Identify every line containing the word "this" and reproduce each one.

▶ _Extracted information_
** begin **
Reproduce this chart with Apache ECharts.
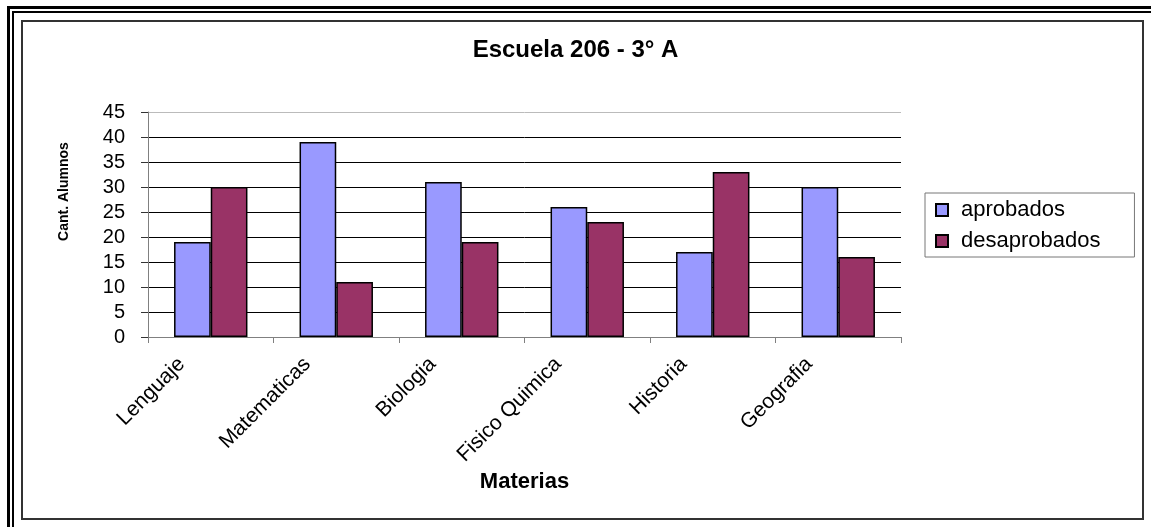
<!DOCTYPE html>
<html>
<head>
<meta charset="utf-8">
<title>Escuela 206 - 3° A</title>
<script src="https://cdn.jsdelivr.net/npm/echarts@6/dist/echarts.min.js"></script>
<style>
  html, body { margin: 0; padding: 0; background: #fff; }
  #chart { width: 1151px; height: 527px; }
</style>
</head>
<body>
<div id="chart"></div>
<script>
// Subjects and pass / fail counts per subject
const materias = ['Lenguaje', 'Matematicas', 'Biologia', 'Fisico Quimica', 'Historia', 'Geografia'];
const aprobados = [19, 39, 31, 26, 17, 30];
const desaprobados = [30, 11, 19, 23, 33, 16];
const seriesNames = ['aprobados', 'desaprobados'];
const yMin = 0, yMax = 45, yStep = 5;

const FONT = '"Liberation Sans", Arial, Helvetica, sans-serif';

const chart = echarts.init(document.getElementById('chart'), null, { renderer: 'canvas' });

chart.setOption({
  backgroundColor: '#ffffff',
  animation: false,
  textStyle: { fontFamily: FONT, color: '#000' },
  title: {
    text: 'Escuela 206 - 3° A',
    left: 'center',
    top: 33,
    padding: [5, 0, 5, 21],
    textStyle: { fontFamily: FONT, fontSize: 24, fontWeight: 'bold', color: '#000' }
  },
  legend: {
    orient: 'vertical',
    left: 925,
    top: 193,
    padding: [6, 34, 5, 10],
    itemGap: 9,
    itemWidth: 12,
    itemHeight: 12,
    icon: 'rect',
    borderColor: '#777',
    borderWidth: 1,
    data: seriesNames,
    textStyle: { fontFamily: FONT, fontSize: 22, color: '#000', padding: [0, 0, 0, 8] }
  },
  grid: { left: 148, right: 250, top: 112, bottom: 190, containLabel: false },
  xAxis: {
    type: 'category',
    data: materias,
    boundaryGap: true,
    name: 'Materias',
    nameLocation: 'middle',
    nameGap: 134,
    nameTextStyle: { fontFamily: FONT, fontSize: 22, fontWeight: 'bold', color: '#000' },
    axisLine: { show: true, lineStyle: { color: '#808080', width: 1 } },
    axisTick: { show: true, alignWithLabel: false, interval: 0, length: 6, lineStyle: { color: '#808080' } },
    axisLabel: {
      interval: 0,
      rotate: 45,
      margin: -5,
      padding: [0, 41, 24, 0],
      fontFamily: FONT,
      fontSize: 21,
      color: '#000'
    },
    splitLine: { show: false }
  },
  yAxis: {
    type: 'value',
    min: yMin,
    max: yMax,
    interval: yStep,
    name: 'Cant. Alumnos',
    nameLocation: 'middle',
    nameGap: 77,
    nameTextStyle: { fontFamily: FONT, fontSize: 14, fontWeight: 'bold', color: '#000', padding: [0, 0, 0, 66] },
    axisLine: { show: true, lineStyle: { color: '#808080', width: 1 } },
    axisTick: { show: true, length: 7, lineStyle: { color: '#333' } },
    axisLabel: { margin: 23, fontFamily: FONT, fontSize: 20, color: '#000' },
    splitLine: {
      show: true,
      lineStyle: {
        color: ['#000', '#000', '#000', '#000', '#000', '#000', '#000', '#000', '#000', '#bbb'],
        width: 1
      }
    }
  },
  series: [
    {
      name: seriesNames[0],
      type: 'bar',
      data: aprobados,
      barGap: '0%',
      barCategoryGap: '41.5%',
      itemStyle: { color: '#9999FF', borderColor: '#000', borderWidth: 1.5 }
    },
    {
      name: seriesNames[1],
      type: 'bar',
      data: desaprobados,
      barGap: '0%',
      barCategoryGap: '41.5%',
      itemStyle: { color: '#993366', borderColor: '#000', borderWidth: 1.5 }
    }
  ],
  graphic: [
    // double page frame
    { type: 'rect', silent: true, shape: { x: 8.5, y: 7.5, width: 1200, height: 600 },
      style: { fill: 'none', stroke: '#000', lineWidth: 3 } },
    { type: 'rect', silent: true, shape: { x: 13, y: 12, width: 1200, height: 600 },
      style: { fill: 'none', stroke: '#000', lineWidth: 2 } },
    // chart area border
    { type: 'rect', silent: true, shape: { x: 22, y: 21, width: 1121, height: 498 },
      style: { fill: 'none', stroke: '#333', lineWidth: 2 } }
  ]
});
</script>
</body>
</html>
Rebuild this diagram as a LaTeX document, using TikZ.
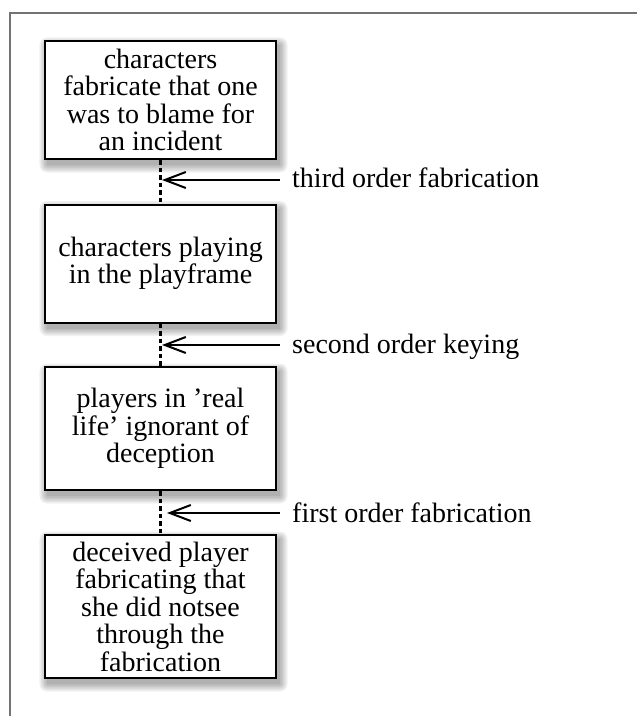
** end **
▶ _Solution to the problem_
Reproduce this chart with Apache ECharts.
Rebuild this diagram as a LaTeX document, using TikZ.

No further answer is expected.